JOURNALIST: Mr Shorten, in Labor's 2013 budget papers, you describe some of the money going towards the NDIS as selected long-term savings. What are those savings?
SHORTEN: You have to refer to the budget papers. It was a 10-year plan. And let's, you know, when Jenny Macklin moved the disability proposition and spoke about them, and when we spoke about them in the budget three and a half years ago, I will let you into a secret, the Liberals voted for it. You didn't see a whole lot of speeches then saying this was all a bad thing to do. Secondly, our shadow Leader of the Opposition in the Senate, Senator Wong questioned Finance Secretary, David Tune in November 2013, he agreed that the money had been allocated.
The issue here is that the Government has been luke-warm on the NDIS. I know that. I was involved in helping create the case that we can give a better deal to people with disabilities and their families and carers. The Government, to be fair, came to the party, they voted for this. Now three and a half years on, they are saying that there is not enough money to pay for the National Disability Insurance Scheme. I tell you what, if they stopped going ahead with tax cuts for the top end of town, there is more than enough to look after the less well off in Australian society.

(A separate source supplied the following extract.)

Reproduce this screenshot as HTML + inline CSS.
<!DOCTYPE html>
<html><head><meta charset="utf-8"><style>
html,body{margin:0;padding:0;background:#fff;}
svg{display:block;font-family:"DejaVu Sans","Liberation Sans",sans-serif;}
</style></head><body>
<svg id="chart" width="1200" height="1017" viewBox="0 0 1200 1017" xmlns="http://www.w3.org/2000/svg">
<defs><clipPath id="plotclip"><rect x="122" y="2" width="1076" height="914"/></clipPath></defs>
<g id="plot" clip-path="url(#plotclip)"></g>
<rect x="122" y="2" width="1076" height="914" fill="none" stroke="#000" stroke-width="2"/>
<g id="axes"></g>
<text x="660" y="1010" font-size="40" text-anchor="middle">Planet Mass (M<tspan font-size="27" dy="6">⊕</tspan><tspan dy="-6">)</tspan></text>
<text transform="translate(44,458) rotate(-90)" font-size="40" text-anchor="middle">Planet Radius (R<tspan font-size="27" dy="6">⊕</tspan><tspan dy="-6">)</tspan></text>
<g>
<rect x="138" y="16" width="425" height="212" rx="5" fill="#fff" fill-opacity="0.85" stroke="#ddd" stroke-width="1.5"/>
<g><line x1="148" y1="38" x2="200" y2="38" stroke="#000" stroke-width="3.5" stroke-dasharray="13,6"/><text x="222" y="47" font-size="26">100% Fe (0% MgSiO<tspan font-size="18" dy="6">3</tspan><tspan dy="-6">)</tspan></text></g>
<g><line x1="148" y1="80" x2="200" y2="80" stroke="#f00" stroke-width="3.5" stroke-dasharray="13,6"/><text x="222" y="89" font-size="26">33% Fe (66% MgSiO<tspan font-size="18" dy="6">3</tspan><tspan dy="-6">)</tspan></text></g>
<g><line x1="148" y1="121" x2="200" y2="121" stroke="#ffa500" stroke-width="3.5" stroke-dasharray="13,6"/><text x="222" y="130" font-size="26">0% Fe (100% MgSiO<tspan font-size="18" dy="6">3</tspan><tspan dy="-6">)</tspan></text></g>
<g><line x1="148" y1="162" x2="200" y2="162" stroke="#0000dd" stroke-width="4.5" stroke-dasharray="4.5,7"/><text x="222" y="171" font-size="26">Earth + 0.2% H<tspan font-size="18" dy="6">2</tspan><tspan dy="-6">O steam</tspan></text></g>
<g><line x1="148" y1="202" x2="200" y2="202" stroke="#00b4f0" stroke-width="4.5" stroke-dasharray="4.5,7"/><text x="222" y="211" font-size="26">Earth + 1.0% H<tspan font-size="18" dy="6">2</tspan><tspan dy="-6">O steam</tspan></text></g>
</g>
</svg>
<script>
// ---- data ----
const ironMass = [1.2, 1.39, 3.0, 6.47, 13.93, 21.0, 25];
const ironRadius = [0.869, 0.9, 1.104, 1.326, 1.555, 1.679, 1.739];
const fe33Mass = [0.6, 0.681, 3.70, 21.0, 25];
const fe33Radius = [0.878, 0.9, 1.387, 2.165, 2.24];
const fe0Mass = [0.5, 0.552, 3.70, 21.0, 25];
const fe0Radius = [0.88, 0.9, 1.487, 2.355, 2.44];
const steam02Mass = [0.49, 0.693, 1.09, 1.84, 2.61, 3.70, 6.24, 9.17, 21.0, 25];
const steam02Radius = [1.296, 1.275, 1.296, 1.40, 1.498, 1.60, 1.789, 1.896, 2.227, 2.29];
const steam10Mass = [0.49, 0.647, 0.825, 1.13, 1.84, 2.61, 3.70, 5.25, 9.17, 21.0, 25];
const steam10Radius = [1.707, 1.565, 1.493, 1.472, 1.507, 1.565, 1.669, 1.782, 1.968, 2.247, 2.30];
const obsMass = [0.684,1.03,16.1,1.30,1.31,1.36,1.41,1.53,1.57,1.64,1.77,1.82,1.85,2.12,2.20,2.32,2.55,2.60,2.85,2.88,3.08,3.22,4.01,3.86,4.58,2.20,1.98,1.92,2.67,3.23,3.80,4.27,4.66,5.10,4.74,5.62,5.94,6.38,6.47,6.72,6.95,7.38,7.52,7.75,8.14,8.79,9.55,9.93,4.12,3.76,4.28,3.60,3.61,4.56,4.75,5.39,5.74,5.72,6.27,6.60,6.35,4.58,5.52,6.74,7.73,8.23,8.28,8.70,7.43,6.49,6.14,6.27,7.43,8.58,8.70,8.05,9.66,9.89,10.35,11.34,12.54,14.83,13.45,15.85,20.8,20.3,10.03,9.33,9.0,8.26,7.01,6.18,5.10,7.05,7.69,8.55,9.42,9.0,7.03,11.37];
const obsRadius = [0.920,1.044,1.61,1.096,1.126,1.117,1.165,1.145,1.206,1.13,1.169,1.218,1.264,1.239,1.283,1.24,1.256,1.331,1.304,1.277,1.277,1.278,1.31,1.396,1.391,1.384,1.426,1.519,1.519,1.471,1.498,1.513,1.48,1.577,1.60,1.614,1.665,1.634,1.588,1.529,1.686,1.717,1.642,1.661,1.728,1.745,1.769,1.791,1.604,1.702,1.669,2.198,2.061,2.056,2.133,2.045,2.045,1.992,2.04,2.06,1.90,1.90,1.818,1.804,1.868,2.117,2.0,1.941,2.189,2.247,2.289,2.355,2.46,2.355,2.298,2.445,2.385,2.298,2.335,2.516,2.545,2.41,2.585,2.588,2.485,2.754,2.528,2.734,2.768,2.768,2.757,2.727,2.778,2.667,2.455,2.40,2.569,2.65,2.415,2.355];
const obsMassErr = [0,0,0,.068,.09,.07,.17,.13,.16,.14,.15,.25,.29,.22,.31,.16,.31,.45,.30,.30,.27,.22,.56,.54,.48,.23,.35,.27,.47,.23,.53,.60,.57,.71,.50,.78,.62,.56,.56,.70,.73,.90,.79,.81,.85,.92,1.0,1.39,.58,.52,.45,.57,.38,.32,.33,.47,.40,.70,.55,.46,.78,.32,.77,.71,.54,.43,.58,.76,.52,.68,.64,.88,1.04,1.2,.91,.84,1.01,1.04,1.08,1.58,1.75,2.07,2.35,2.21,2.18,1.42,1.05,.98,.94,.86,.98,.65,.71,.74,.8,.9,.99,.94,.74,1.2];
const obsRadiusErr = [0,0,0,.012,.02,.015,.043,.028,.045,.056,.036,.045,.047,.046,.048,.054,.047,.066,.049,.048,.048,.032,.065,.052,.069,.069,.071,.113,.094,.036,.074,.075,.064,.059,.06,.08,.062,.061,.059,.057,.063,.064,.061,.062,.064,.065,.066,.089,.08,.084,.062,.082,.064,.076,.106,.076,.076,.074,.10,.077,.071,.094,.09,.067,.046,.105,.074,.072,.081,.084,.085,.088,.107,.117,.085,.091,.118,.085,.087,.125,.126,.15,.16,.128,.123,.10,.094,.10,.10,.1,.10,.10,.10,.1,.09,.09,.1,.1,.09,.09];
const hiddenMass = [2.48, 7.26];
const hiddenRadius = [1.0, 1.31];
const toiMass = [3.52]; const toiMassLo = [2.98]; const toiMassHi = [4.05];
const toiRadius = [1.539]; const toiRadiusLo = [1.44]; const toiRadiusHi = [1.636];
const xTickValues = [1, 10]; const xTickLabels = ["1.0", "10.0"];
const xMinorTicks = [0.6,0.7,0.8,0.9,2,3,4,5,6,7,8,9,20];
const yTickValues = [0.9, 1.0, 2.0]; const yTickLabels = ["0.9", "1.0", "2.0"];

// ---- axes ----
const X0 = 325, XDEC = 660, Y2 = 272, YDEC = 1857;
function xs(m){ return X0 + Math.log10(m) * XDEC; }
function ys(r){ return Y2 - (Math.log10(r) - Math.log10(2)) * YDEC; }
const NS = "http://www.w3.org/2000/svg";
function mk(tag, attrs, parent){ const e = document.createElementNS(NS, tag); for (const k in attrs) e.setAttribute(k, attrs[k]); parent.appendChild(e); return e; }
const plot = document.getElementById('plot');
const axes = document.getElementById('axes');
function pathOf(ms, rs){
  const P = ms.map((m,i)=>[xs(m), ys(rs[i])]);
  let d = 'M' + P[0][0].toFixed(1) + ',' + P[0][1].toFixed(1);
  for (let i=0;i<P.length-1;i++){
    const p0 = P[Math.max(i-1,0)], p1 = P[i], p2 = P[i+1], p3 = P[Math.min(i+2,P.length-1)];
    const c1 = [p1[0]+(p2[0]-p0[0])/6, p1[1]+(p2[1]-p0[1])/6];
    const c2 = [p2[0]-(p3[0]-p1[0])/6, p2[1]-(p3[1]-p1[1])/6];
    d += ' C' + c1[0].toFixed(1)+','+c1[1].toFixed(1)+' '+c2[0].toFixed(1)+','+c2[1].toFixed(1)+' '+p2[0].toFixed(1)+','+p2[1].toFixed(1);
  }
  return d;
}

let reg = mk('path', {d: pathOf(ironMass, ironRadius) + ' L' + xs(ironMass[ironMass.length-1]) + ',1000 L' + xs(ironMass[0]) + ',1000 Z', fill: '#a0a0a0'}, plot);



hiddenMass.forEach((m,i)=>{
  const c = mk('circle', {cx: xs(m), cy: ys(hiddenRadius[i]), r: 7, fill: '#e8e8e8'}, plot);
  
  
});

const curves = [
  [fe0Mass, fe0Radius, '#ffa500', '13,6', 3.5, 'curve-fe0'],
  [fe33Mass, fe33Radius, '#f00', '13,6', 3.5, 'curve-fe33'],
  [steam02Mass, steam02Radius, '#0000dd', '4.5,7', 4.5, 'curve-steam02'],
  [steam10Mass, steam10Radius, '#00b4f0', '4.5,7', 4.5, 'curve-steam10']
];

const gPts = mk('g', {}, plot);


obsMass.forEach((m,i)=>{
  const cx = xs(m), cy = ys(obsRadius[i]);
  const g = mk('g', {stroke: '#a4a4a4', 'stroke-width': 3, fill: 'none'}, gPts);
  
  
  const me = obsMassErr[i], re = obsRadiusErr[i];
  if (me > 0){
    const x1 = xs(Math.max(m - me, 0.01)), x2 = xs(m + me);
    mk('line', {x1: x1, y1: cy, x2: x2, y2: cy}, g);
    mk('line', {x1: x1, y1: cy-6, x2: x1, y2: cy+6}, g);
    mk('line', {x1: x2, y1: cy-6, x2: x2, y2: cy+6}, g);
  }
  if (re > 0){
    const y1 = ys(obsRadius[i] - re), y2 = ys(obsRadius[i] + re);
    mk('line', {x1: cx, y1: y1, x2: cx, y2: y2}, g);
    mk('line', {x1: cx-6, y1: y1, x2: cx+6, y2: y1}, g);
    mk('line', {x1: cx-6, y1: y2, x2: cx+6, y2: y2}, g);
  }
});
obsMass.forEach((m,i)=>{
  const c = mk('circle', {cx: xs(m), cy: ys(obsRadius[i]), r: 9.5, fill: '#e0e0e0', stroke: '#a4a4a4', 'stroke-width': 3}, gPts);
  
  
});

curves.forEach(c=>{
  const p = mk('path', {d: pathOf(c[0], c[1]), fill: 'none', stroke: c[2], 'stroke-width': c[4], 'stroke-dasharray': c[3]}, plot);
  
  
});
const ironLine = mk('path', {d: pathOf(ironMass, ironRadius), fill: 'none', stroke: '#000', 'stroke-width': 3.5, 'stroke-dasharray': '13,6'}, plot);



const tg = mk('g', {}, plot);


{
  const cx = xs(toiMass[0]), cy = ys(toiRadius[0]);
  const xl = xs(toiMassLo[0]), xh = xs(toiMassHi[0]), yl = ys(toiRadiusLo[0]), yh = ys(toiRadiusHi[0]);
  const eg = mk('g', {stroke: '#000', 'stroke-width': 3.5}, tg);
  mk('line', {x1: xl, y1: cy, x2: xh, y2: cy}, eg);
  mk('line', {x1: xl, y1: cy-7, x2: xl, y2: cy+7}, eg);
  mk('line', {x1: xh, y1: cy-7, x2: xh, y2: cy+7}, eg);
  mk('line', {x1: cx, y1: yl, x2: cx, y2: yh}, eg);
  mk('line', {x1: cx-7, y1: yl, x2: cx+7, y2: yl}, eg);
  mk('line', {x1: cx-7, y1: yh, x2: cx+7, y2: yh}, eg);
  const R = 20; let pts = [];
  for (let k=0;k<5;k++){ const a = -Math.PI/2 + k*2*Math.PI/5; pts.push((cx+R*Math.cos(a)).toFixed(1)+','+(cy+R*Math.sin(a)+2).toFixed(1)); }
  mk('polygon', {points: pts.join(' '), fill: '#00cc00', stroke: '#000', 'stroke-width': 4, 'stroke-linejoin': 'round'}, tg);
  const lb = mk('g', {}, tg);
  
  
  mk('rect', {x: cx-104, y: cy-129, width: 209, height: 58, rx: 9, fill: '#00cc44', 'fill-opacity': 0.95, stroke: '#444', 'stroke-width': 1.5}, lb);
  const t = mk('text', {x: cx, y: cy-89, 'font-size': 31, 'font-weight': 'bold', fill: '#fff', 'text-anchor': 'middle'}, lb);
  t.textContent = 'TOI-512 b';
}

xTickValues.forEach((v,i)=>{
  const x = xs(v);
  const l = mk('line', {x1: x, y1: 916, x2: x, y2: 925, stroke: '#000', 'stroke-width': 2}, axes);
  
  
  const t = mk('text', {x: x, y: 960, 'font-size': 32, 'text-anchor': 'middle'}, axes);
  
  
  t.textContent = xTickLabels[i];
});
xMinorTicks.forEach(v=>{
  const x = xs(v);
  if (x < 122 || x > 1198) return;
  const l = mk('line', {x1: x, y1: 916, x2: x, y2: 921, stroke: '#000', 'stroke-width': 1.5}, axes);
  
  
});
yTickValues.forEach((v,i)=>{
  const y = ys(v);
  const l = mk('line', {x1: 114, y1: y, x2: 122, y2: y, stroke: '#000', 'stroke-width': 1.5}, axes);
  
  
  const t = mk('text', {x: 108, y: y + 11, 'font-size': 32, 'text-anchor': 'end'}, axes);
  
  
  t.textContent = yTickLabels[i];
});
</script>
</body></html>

JOURNALIST: Let's just say the Government is not going the budge on the $50 billion tax cut. Will Labor then support then support the Omnibus Bill to make sure taxes are not raised?
SHORTEN: I am always going the fight for working people. As the Leader of the Opposition, where I think the Government is right, I will agree with them. But where they are not, just because Mr Morrison engages in a bit of cheap, threatening language, just because the Government wants to attack the Labor Party, we are not for turning.
In a time of difficult economic circumstances, where we have got unemployment rising, where we have flat-lining wages growth, where we have got productivity growth very low, where if it wasn't for the exports of our minerals into Asia, this economy would be doing it even harder, these are difficult times so choices have to be made.
Mr Turnbull and Mr Morrison, they are the party of big business. They are the party of giving corporate tax cuts, $50 billion. Now is not the time to do that. I am not going to stand by and let them take the axe to Medicare, take the baseball bat to pensioners, to go after family payments, to threaten the National Disability Insurance Scheme. And now today, this is a government who is obsessed about their corporate tax cut. They say, don't look at the $50 billion we are drawing from the budget, and instead, let's see what we can see over here. We are not up for that. We are going to fight for working people. Doesn't matter what the Government says.
JOURNALIST: Should the life Gold Pass also be scrapped for former prime ministers?
SHORTEN: Probably.
JOURNALIST: So you'll be supporting those amendments?
SHORTEN: We'll have a look at it.
JOURNALIST: Why is that? Why do you think it probably should be?
SHORTEN: Because at the end of the day I don't know if it is sustainable. The point about it is – let's go to the broader issue of expenses .We will work with the Government on a bipartisan basis. There is no doubt in my mind that Australians want to see a better standard from politicians. The reason why I say probably is I think our former prime ministers deserve though some dignity and respect. They do good work for the public. So you know, it is a balance proposition. I don't actually think that the issue of expenses is one to do with former prime ministers alone, so you know, it is not what is keeping me up at night.
I tell you what is, though. This is a government who has let the cat out of the bag. They are proposing that the only way they can pay for $50 billion in corporate tax cuts for the largest companies in Australia is by making ordinary working Australians pay more in taxes. This is a government who has run out of ideas. They are responding to events and the best they can do is actually go after the less well off in society. We are going to fight them today, tomorrow and every day to the election, full stop.
Thanks, everybody. See you in Question Time.